* **Exercise aim**
Copy, from the entries below, each line in which the string "this" appears.

* **Available records**
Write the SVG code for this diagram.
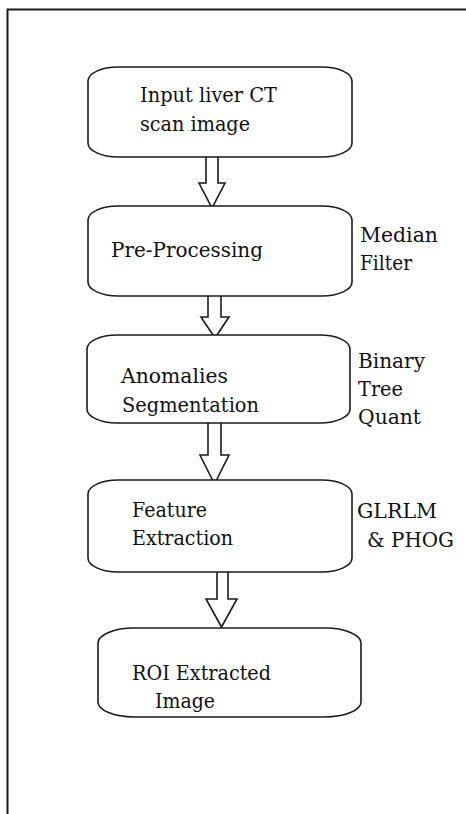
<svg xmlns="http://www.w3.org/2000/svg" width="466" height="814" viewBox="0 0 466 814">
<style>
.box{fill:#fff;stroke:#1a1a1a;stroke-width:1.6}
.arr{fill:#fff;stroke:#1a1a1a;stroke-width:1.6;stroke-linejoin:miter}
.t{font-family:'DejaVu Serif',serif;font-size:21px;fill:#111}
</style>
<rect width="466" height="814" fill="#fff"/>
<path d="M7.5,814 V9.5 H466" fill="none" stroke="#1a1a1a" stroke-width="2"/>
<g id="connectors">
<path class="arr" d="M206,157 V183 H199 L212,208 L225,183 H218 V157"/>
<path class="arr" d="M208,296 V317 H201 L215,338 L229,317 H221 V296"/>
<path class="arr" d="M208,423 V455 H200 L214.5,484 L229,455 H221 V423"/>
<path class="arr" d="M217,572 V599 H206 L221.5,627 L237,599 H228 V572"/>
</g>
<g id="n1">
<rect class="box" x="88" y="67" width="264" height="90" rx="30" ry="14"/>
<text class="t" x="140" y="102" textLength="137" lengthAdjust="spacingAndGlyphs">Input liver CT</text>
<text class="t" x="140" y="131" textLength="110" lengthAdjust="spacingAndGlyphs">scan image</text>
</g>
<g id="n2">
<rect class="box" x="88" y="206" width="264" height="90" rx="30" ry="14"/>
<text class="t" x="111" y="257" textLength="152" lengthAdjust="spacingAndGlyphs">Pre-Processing</text>
</g>
<g id="n2label">
<text class="t" x="360" y="242" textLength="78" lengthAdjust="spacingAndGlyphs">Median</text>
<text class="t" x="360" y="270" textLength="52" lengthAdjust="spacingAndGlyphs">Filter</text>
</g>
<g id="n3">
<rect class="box" x="87" y="335" width="263" height="88" rx="30" ry="14"/>
<text class="t" x="121" y="383" textLength="107" lengthAdjust="spacingAndGlyphs">Anomalies</text>
<text class="t" x="122" y="412" textLength="137" lengthAdjust="spacingAndGlyphs">Segmentation</text>
</g>
<g id="n3label">
<text class="t" x="358" y="368" textLength="67" lengthAdjust="spacingAndGlyphs">Binary</text>
<text class="t" x="358" y="396" textLength="45" lengthAdjust="spacingAndGlyphs">Tree</text>
<text class="t" x="358" y="424" textLength="63" lengthAdjust="spacingAndGlyphs">Quant</text>
</g>
<g id="n4">
<rect class="box" x="88" y="480" width="264" height="92" rx="30" ry="14"/>
<text class="t" x="132" y="517" textLength="75" lengthAdjust="spacingAndGlyphs">Feature</text>
<text class="t" x="132" y="545" textLength="101" lengthAdjust="spacingAndGlyphs">Extraction</text>
</g>
<g id="n4label">
<text class="t" x="357" y="518" textLength="80" lengthAdjust="spacingAndGlyphs">GLRLM</text>
<text class="t" x="367" y="547" textLength="87" lengthAdjust="spacingAndGlyphs">&amp; PHOG</text>
</g>
<g id="n5">
<rect class="box" x="98" y="628" width="263" height="89" rx="36" ry="15"/>
<text class="t" x="132" y="680" textLength="139" lengthAdjust="spacingAndGlyphs">ROI Extracted</text>
<text class="t" x="155" y="708" textLength="60" lengthAdjust="spacingAndGlyphs">Image</text>
</g>
</svg>
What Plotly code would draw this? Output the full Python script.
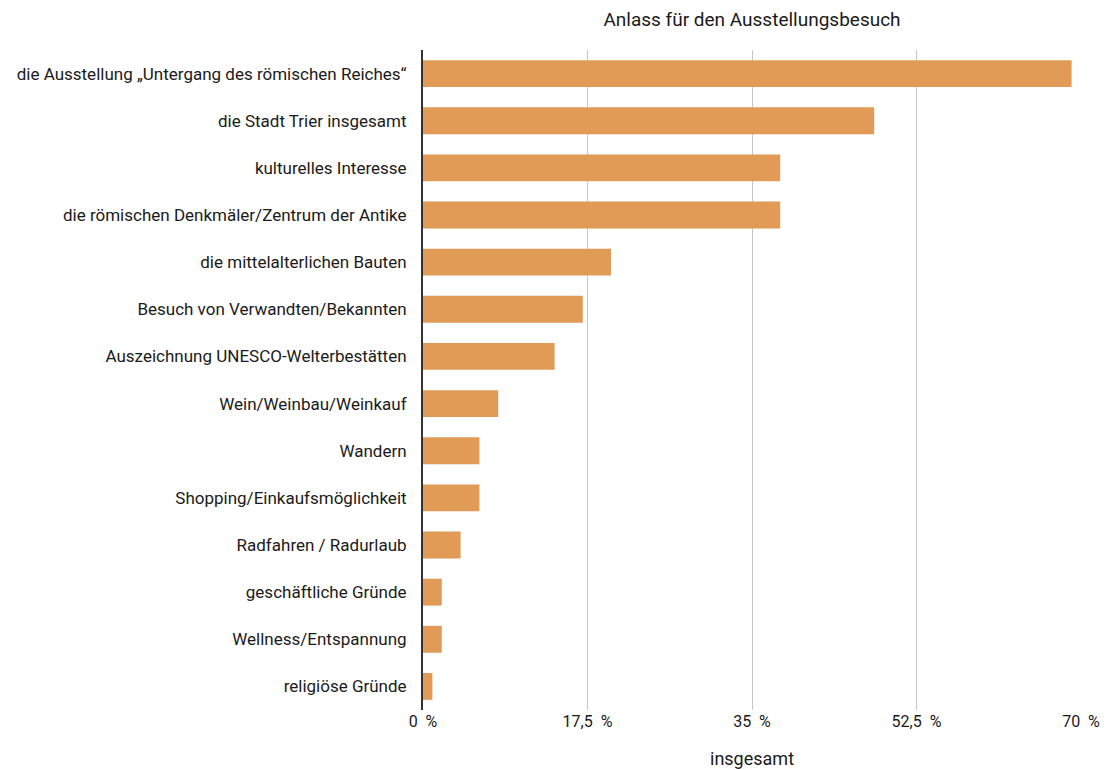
import plotly.graph_objects as go

# Reasons for visiting the exhibition (share of all respondents, %)
categories = [
    "die Ausstellung „Untergang des römischen Reiches“",
    "die Stadt Trier insgesamt",
    "kulturelles Interesse",
    "die römischen Denkmäler/Zentrum der Antike",
    "die mittelalterlichen Bauten",
    "Besuch von Verwandten/Bekannten",
    "Auszeichnung UNESCO-Welterbestätten",
    "Wein/Weinbau/Weinkauf",
    "Wandern",
    "Shopping/Einkaufsmöglichkeit",
    "Radfahren / Radurlaub",
    "geschäftliche Gründe",
    "Wellness/Entspannung",
    "religiöse Gründe",
]
values = [69, 48, 38, 38, 20, 17, 14, 8, 6, 6, 4, 2, 2, 1]

tick_vals = [0, 17.5, 35, 52.5, 70]
tick_text = ["0\u00a0\u00a0%", "17,5\u00a0\u00a0%", "35\u00a0\u00a0%", "52,5\u00a0\u00a0%", "70\u00a0\u00a0%"]

FONT = "Roboto, 'Open Sans', sans-serif"
TEXT = "#1a1a1a"

fig = go.Figure(
    go.Bar(
        x=values,
        y=categories,
        orientation="h",
        marker=dict(color="#E19B57", line=dict(width=0)),
        width=0.57,
        hoverinfo="x+y",
    )
)

fig.update_layout(
    width=1117,
    height=770,
    margin=dict(l=423, r=36, t=50, b=60),
    paper_bgcolor="white",
    plot_bgcolor="white",
    showlegend=False,
    font=dict(family=FONT, size=16, color=TEXT),
    title=dict(
        text="Anlass für den Ausstellungsbesuch",
        x=0.5,
        xref="paper",
        xanchor="center",
        y=1 - 19 / 770,
        yref="container",
        yanchor="middle",
        font=dict(family=FONT, size=19, color=TEXT),
    ),
    annotations=[
        dict(
            text="insgesamt",
            x=0.5,
            xref="paper",
            xanchor="center",
            y=-48 / 660,
            yref="paper",
            yanchor="middle",
            showarrow=False,
            font=dict(family=FONT, size=18, color=TEXT),
        )
    ],
)

fig.update_xaxes(
    range=[0, 70],
    tickvals=tick_vals,
    ticktext=tick_text,
    showgrid=True,
    gridcolor="#c4c4c4",
    gridwidth=1,
    zeroline=False,
    showline=False,
    ticks="",
    tickfont=dict(family=FONT, size=16, color=TEXT),
    automargin=False,
    fixedrange=True,
)

fig.update_yaxes(
    categoryorder="array",
    categoryarray=categories,
    autorange="reversed",
    showgrid=False,
    zeroline=False,
    showline=True,
    linecolor="#333333",
    linewidth=2,
    ticks="",
    ticklabelstandoff=11,
    tickfont=dict(family=FONT, size=17, color=TEXT),
    automargin=False,
    fixedrange=True,
)

fig.write_html("out.html")
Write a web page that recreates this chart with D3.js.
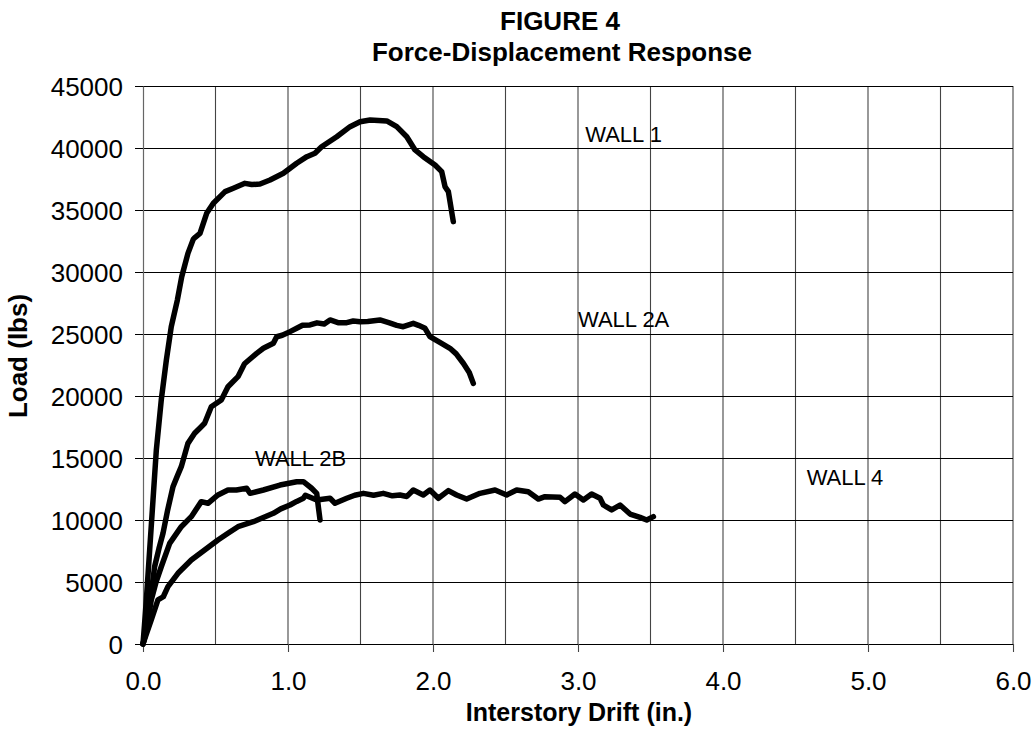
<!DOCTYPE html>
<html>
<head>
<meta charset="utf-8">
<script src="https://cdn.jsdelivr.net/npm/d3@7"></script>
<style>
  html, body { margin: 0; padding: 0; background: #fff; }
  svg { display: block; }
  text { font-family: "Liberation Sans", Arial, sans-serif; fill: #000; }
</style>
</head>
<body>
<svg id="chart" width="1036" height="729"></svg>
<script>
// ---- Data ----
const titleLines = ["FIGURE 4", "Force-Displacement Response"];
const xAxisTitle = "Interstory Drift (in.)";
const yAxisTitle = "Load (lbs)";
const xTickValues = [0, 1, 2, 3, 4, 5, 6];
const xGridValues = [0.5, 1, 1.5, 2, 2.5, 3, 3.5, 4, 4.5, 5, 5.5, 6];
const yTickValues = [0, 5000, 10000, 15000, 20000, 25000, 30000, 35000, 40000, 45000];

const seriesNames = ["WALL 1", "WALL 2A", "WALL 2B", "WALL 4"];

const wall1Drift = [0, 0.01, 0.023, 0.046, 0.069, 0.092, 0.126, 0.161, 0.195, 0.237, 0.267, 0.31, 0.347, 0.36, 0.393, 0.439, 0.485, 0.566, 0.623, 0.703, 0.75, 0.807, 0.876, 0.968, 1.06, 1.13, 1.186, 1.232, 1.336, 1.428, 1.497, 1.566, 1.681, 1.75, 1.819, 1.876, 1.933, 2.014, 2.06, 2.083, 2.106, 2.14];
const wall1Load  = [0, 1500, 3550, 7580, 11610, 15650, 19680, 22900, 25590, 27740, 29620, 31500, 32650, 32800, 33120, 34730, 35540, 36480, 36750, 37150, 37050, 37100, 37420, 37960, 38770, 39300, 39570, 40100, 40910, 41720, 42120, 42260, 42180, 41720, 40910, 39840, 39300, 38630, 38090, 36880, 36480, 34060];

const wall2aDrift = [0, 0.015, 0.034, 0.05, 0.08, 0.11, 0.138, 0.17, 0.207, 0.235, 0.264, 0.31, 0.356, 0.40, 0.425, 0.471, 0.54, 0.586, 0.655, 0.70, 0.784, 0.83, 0.899, 0.922, 0.96, 1.014, 1.06, 1.10, 1.152, 1.2, 1.25, 1.29, 1.35, 1.405, 1.45, 1.497, 1.55, 1.634, 1.70, 1.75, 1.795, 1.864, 1.90, 1.945, 1.979, 2.05, 2.117, 2.16, 2.209, 2.25, 2.278];
const wall2aLoad  = [0, 800, 1940, 3500, 6230, 7700, 8930, 10800, 12690, 13500, 14300, 16180, 16990, 17500, 17800, 19140, 19680, 20750, 21560, 22600, 23440, 23850, 24250, 24780, 24900, 25190, 25460, 25700, 25730, 25900, 25800, 26130, 25900, 25910, 26050, 25990, 26000, 26130, 25900, 25700, 25590, 25860, 25700, 25460, 24780, 24300, 23850, 23400, 22640, 21900, 21020];

const wall2bDrift = [0, 0.02, 0.057, 0.09, 0.126, 0.184, 0.264, 0.333, 0.402, 0.448, 0.517, 0.586, 0.644, 0.715, 0.738, 0.83, 0.945, 1.06, 1.106, 1.163, 1.198, 1.21, 1.221];
const wall2bLoad  = [0, 900, 3550, 5000, 6230, 8120, 9460, 10270, 11480, 11350, 12020, 12420, 12420, 12560, 12150, 12420, 12820, 13090, 13090, 12560, 12150, 11000, 10000];

const wall4Drift = [0, 0.02, 0.057, 0.103, 0.14, 0.172, 0.241, 0.333, 0.425, 0.517, 0.586, 0.655, 0.761, 0.83, 0.899, 0.95, 1.014, 1.06, 1.106, 1.12, 1.198, 1.29, 1.324, 1.405, 1.46, 1.52, 1.59, 1.657, 1.72, 1.772, 1.82, 1.864, 1.933, 1.979, 2.037, 2.106, 2.163, 2.232, 2.324, 2.428, 2.508, 2.577, 2.657, 2.726, 2.772, 2.876, 2.91, 2.979, 3.037, 3.094, 3.152, 3.175, 3.232, 3.29, 3.359, 3.428, 3.474, 3.52];
const wall4Load  = [0, 700, 1940, 3550, 3810, 4620, 5700, 6770, 7580, 8390, 8930, 9460, 9860, 10200, 10540, 10900, 11210, 11500, 11750, 12000, 11610, 11750, 11350, 11750, 12000, 12150, 12000, 12150, 11950, 12020, 11900, 12420, 12020, 12420, 11750, 12370, 12020, 11690, 12150, 12420, 12020, 12420, 12280, 11690, 11880, 11830, 11480, 12100, 11610, 12100, 11750, 11210, 10810, 11210, 10480, 10210, 10000, 10270];

// label anchor values (data coordinates)
const labelDrift = [3.05, 3.0, 0.772, 4.577];
const labelLoad  = [40480, 25540, 14355, 12820];

// ---- Build ----
const series = [
  wall1Drift.map((d, i) => [d, wall1Load[i]]),
  wall2aDrift.map((d, i) => [d, wall2aLoad[i]]),
  wall2bDrift.map((d, i) => [d, wall2bLoad[i]]),
  wall4Drift.map((d, i) => [d, wall4Load[i]])
];

const svg = d3.select("#chart");
const x = d3.scaleLinear().domain([0, 6]).range([143, 1013]);
const y = d3.scaleLinear().domain([0, 45000]).range([644, 86]);

// Vertical gridlines
svg.append("g").selectAll("line").data(xGridValues).join("line")
  .attr("x1", d => x(d)).attr("x2", d => x(d))
  .attr("y1", y(45000)).attr("y2", y(0))
  .attr("stroke", "#444").attr("stroke-width", 1.1);

// Horizontal gridlines
svg.append("g").selectAll("line").data(yTickValues.filter(v => v > 0)).join("line")
  .attr("x1", x(0)).attr("x2", x(6))
  .attr("y1", d => y(d)).attr("y2", d => y(d))
  .attr("stroke", "#000").attr("stroke-width", 1)
  .attr("shape-rendering", "crispEdges");

// Y axis
const yAxis = svg.append("g")
  .attr("transform", `translate(${x(0)},0)`)
  .call(d3.axisLeft(y).tickValues(yTickValues).tickSize(8).tickPadding(12).tickFormat(d => String(d)).tickSizeOuter(0));
yAxis.select(".domain").attr("stroke", "#666").attr("stroke-width", 1.2);
yAxis.selectAll(".tick line").attr("stroke", "#000").attr("shape-rendering", "crispEdges");
yAxis.selectAll(".tick text").attr("font-size", 26).attr("font-family", "Liberation Sans, Arial, sans-serif").attr("dy", "0.35em");

// X axis
const xAxis = svg.append("g")
  .attr("transform", `translate(0,${y(0)})`)
  .call(d3.axisBottom(x).tickValues(xTickValues).tickSize(8).tickPadding(20).tickFormat(d3.format(".1f")).tickSizeOuter(0));
xAxis.select(".domain").attr("stroke", "#000").attr("shape-rendering", "crispEdges");
xAxis.selectAll(".tick line").attr("stroke", "#444").attr("stroke-width", 1.1);
xAxis.selectAll(".tick text").attr("font-size", 26).attr("font-family", "Liberation Sans, Arial, sans-serif");

// Curves
const line = d3.line().x(d => x(d[0])).y(d => y(d[1]));
svg.append("g").selectAll("path").data(series).join("path")
  .attr("d", line)
  .attr("fill", "none")
  .attr("stroke", "#000")
  .attr("stroke-width", 5.5)
  .attr("stroke-linejoin", "round")
  .attr("stroke-linecap", "round");

// Series labels
svg.append("g").selectAll("text").data(seriesNames).join("text")
  .attr("x", (d, i) => x(labelDrift[i]))
  .attr("y", (d, i) => y(labelLoad[i]))
  .attr("font-size", 22)
  .text(d => d);

// Titles
svg.append("text").attr("x", 560).attr("y", 30).attr("text-anchor", "middle")
  .attr("font-size", 26).attr("font-weight", "bold").text(titleLines[0]);
svg.append("text").attr("x", 562).attr("y", 61).attr("text-anchor", "middle")
  .attr("font-size", 26).attr("font-weight", "bold").text(titleLines[1]);

svg.append("text").attr("x", 579).attr("y", 721).attr("text-anchor", "middle")
  .attr("font-size", 25).attr("font-weight", "bold").text(xAxisTitle);

svg.append("text").attr("transform", "translate(27,356) rotate(-90)").attr("text-anchor", "middle")
  .attr("font-size", 26).attr("font-weight", "bold").text(yAxisTitle);
</script>
</body>
</html>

* **Output of the exercise**
Write the SVG code for this diagram.
What Plotly code would draw this? Output the full Python script.
Write a web page that recreates this chart with D3.js.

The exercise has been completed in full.